start DATA

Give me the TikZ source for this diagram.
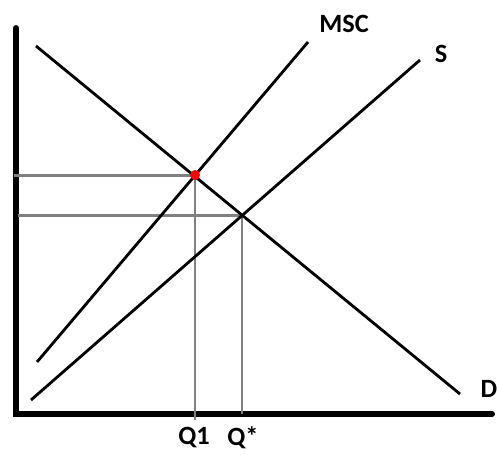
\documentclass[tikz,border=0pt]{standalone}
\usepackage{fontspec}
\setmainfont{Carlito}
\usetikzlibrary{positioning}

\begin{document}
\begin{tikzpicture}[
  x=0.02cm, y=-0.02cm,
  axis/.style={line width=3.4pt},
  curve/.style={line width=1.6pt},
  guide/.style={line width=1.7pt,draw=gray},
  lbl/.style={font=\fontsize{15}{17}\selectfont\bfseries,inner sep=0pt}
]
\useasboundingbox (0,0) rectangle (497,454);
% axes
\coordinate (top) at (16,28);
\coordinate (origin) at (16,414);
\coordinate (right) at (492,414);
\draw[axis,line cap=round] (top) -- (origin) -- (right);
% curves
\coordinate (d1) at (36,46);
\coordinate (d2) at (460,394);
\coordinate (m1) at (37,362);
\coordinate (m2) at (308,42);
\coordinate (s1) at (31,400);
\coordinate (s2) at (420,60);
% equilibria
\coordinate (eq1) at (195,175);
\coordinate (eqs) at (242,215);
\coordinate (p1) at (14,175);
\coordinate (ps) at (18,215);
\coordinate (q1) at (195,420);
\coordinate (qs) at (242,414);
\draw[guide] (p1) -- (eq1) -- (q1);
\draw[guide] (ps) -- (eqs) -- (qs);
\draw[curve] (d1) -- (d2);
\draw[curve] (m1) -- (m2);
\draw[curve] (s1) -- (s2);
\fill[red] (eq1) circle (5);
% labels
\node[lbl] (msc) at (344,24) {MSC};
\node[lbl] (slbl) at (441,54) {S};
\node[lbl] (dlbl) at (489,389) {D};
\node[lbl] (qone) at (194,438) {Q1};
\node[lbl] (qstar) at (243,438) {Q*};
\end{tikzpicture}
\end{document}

end DATA

(TASK TO COMPLETE): All of the data above should be transcribed verbatim, with pictures omitted.

(RESULT OF THIS TASK):
Give me the TikZ source for this diagram.
\documentclass[tikz,border=0pt]{standalone}
\usepackage{fontspec}
\setmainfont{Carlito}
\usetikzlibrary{positioning}

\begin{document}
\begin{tikzpicture}[
  x=0.02cm, y=-0.02cm,
  axis/.style={line width=3.4pt},
  curve/.style={line width=1.6pt},
  guide/.style={line width=1.7pt,draw=gray},
  lbl/.style={font=\fontsize{15}{17}\selectfont\bfseries,inner sep=0pt}
]
\useasboundingbox (0,0) rectangle (497,454);
% axes
\coordinate (top) at (16,28);
\coordinate (origin) at (16,414);
\coordinate (right) at (492,414);
\draw[axis,line cap=round] (top) -- (origin) -- (right);
% curves
\coordinate (d1) at (36,46);
\coordinate (d2) at (460,394);
\coordinate (m1) at (37,362);
\coordinate (m2) at (308,42);
\coordinate (s1) at (31,400);
\coordinate (s2) at (420,60);
% equilibria
\coordinate (eq1) at (195,175);
\coordinate (eqs) at (242,215);
\coordinate (p1) at (14,175);
\coordinate (ps) at (18,215);
\coordinate (q1) at (195,420);
\coordinate (qs) at (242,414);
\draw[guide] (p1) -- (eq1) -- (q1);
\draw[guide] (ps) -- (eqs) -- (qs);
\draw[curve] (d1) -- (d2);
\draw[curve] (m1) -- (m2);
\draw[curve] (s1) -- (s2);
\fill[red] (eq1) circle (5);
% labels
\node[lbl] (msc) at (344,24) {MSC};
\node[lbl] (slbl) at (441,54) {S};
\node[lbl] (dlbl) at (489,389) {D};
\node[lbl] (qone) at (194,438) {Q1};
\node[lbl] (qstar) at (243,438) {Q*};
\end{tikzpicture}
\end{document}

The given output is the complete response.